Other expanding operators in the region include global giant Wyndham Hotels & Resorts. In Greece, Wyndham currently partners with 14 hotels, including three in Athens, two in Loutraki, and one hotel each in Vravrona, Nea Makri, Thessaloniki, Halkidiki, Alexandroupoli, Corfu, Rhodes, and Crete. Wyndham also flags a hotel in Cyprus. The operator’s strategy for the country includes increasing its visibility in both well-known and undiscovered Greek destinations, integrating existing properties with modifications into the group’s soft brands, such as Trademark Collection by Wyndham and Registry Collection Hotels, and entering the branded residences market. Vassilis Themelidis, regional director for South and East Europe, says: “The messages we are receiving from Greece are particularly encouraging, and we have a keen interest in new additions to Wyndham Hotels & Resorts’ portfolio.”

Athens ambitions

The Greek capital, too, will see considerable hospitality development, not least as part of the massive The Ellinikon project, an $8 billion smart city taking shape along the Athens coast in two tranches over the next decade. The largest urban regeneration project in Greece and one of the largest in Europe, the scheme is rising on a former airport plot, with ambitions to deliver over 10,000 homes, offices, retail and hotels in a sustainable key. Two years ago, Lamda Development raised €230 million through a green bond listed on the Athens Stock Exchange backed by the European Bank for Reconstruction and Development (EBRD) to bankroll the project’s green buildings and infrastructure, green energy plants and smart city technologies. Notably, the Ellinikon project continues to progress while maintaining zero bank borrowing, largely thanks to the judicious sale of permitted land parcels within it to select parties. Lamda says that the financial sustainability of the scheme “represents a unique case at an international level among similar developments”.

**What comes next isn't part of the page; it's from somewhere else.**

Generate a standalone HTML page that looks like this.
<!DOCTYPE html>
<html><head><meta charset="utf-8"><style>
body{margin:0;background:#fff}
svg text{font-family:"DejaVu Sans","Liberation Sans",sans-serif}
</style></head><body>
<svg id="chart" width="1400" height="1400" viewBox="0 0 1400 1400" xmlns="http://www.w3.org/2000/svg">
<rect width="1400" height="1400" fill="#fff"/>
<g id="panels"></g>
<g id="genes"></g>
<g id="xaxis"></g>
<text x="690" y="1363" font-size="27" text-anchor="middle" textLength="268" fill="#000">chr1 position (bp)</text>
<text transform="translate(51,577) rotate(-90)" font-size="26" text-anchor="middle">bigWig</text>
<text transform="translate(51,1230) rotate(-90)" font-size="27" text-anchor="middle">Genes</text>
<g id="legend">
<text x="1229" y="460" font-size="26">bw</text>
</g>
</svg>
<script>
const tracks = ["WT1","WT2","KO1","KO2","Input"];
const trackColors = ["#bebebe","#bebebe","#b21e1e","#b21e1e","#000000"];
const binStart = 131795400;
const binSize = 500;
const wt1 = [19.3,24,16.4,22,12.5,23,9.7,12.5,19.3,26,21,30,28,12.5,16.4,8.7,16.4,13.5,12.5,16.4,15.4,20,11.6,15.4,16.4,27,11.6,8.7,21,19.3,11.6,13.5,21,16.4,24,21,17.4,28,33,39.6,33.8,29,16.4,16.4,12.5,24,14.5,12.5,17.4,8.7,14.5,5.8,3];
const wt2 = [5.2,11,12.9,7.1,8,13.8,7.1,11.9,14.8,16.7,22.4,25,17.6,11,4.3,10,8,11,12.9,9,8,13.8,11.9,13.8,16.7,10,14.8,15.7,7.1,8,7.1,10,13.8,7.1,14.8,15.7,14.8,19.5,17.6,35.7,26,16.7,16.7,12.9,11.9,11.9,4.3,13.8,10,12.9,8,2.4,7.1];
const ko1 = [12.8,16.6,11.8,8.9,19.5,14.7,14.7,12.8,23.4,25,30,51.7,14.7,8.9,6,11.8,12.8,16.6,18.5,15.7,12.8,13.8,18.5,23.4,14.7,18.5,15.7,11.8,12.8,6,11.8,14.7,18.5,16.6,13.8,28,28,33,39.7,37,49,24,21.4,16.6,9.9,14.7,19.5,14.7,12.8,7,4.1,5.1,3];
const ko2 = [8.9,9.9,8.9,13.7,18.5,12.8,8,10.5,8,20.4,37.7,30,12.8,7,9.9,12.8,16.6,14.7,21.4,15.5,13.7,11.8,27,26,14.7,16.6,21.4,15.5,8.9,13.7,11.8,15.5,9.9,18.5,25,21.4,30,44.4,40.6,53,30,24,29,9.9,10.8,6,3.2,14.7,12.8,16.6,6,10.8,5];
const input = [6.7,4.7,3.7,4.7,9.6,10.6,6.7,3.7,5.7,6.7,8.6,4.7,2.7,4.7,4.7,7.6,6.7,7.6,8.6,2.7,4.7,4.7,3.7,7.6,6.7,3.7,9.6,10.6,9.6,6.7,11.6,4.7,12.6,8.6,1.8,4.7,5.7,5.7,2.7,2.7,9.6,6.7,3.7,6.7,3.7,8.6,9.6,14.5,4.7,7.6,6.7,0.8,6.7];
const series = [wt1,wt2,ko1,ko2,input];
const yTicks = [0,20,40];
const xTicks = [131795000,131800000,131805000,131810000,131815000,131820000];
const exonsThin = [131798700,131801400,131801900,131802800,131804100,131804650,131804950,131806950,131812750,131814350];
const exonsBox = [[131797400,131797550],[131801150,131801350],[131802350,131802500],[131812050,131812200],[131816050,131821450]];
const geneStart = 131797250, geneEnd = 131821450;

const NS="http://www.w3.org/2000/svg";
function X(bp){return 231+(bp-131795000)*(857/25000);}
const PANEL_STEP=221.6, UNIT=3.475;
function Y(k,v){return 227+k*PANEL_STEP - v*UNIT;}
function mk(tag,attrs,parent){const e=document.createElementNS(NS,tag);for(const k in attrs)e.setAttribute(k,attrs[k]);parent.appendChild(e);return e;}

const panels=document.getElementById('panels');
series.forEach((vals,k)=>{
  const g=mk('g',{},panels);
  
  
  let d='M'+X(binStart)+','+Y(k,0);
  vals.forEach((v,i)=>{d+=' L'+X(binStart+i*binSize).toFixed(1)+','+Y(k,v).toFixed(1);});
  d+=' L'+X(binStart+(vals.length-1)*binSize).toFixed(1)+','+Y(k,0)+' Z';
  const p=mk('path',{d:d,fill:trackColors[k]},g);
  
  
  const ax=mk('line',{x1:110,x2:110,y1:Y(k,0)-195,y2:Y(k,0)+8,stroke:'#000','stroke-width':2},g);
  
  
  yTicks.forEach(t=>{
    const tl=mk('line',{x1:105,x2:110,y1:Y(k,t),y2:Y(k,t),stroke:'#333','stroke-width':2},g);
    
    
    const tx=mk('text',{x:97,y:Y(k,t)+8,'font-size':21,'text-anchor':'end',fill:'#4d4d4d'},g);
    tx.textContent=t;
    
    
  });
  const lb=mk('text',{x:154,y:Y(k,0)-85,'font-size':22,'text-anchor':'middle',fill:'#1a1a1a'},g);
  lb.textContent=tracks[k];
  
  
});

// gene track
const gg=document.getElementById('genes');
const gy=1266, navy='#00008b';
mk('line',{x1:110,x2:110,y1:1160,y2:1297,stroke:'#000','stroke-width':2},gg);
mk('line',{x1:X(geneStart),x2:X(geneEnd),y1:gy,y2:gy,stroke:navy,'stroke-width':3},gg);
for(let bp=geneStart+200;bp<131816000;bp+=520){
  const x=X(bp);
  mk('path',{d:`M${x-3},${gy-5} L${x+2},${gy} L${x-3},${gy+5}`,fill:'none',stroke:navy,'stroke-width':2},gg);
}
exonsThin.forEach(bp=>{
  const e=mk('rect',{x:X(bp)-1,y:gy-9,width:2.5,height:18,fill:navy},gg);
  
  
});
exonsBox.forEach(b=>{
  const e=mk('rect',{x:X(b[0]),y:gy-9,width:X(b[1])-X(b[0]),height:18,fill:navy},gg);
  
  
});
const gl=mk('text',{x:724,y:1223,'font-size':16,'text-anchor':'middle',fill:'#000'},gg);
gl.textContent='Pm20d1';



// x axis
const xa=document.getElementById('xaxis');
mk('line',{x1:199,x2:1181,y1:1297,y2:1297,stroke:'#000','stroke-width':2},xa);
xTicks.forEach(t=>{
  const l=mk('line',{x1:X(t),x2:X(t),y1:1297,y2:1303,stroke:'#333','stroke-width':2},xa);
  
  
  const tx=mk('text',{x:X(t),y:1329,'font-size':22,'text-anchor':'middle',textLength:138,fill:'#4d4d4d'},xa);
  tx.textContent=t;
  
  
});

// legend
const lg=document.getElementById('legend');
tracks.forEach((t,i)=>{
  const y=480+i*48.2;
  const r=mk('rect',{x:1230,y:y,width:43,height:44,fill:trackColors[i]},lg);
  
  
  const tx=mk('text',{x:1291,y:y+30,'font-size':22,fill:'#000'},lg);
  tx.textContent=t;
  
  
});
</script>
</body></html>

Within The Ellinikon, Mandarin Oriental will develop its second hotel in Greece on the coastal front of The Ellinikon Metropolitan Park, plus 17 luxury branded residences, targeting completion in the summer of 2027. The 5-star hotel will include 123 rooms and suites with direct access to the sea. The properties are being developed by BELT Riviera, a company established by Temes and Hellinikon, a subsidiary of Lamda Development.

Hard Rock International and the Gek Terna Group have also broken ground on the Hard Rock Hotel & Casino Athens within The Ellinikon. The €1.5 billion investment will combine a 5-star hotel with sea views, a casino, exhibition and conference centre, and a 3000-seat entertainment venue for live acts. Representing the first Hard Rock integrated resort of its kind in continental Europe, it is expected to serve as an economic driver for entertainment and tourism in the city. Expected to open in 2027, the casino will comprise 180 tables and 1,500 gaming machines, while the hotel tower will feature 1,100 guest rooms and 15 dining options.